Chevron's Q1 Production Growth Hype Masks Cash Flow Reality
Read source articleWhat happened
A Zacks article on May 13, 2026, highlights Chevron's rising production and strong cash returns, framing Q1 output growth as a catalyst for renewed optimism. However, the company's 10-Q reveals a different picture: operating cash flow plunged to $2.5 billion from $5.2 billion a year ago, free cash flow turned negative at -$1.5 billion, and total debt climbed to $45.4 billion from $40.8 billion. The article glosses over persistent headwinds—$2.9 billion in adverse timing effects, continued Tengiz downtime, and a dividend-plus-buyback spend that exceeded free cash flow by $4.6 billion in Q1. The upbeat narrative appears to be a selective reading of headline production numbers, ignoring the strain on the distribution model and the reliance on debt to fund returns.
Implication
The article's bullish framing is not actionable.

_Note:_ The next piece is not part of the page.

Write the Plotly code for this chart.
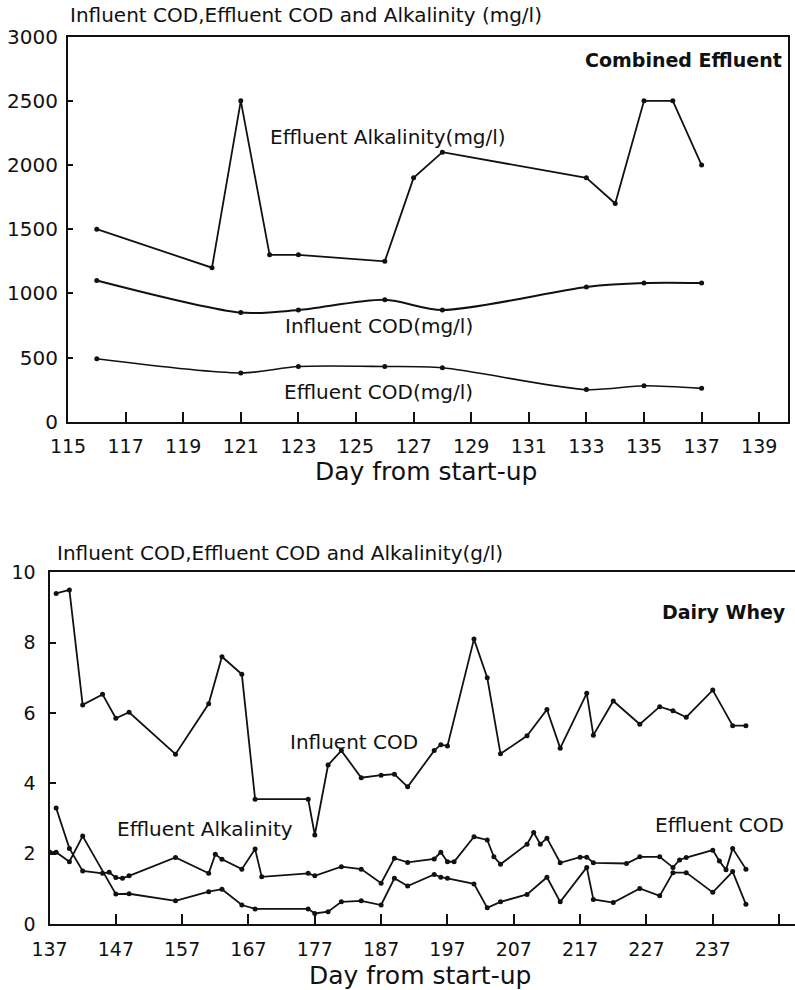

The underlying fundamentals—negative free cash flow, rising debt, and persistent downtime at Tengiz—warrant caution. Long-term investors should wait for confirmation that (1) timing effects unwind, (2) Tengiz production stabilizes, and (3) Q2 buybacks hit $2.5B-$3.0B. Only then does the risk/reward become favorable, with an attractive entry near $165. Until then, the stock's premium valuation (32.9x P/E) lacks a cash-flow foundation.
Thesis delta
The Zacks article's optimism is at odds with the master report's WAIT rating. The article focuses on output growth and cash returns, but the filings show cash generation deteriorating and capital returns exceeding free cash flow. The thesis remains unchanged: wait for operational and financial confirmations before buying. The market may be pricing in a recovery that has not yet materialized.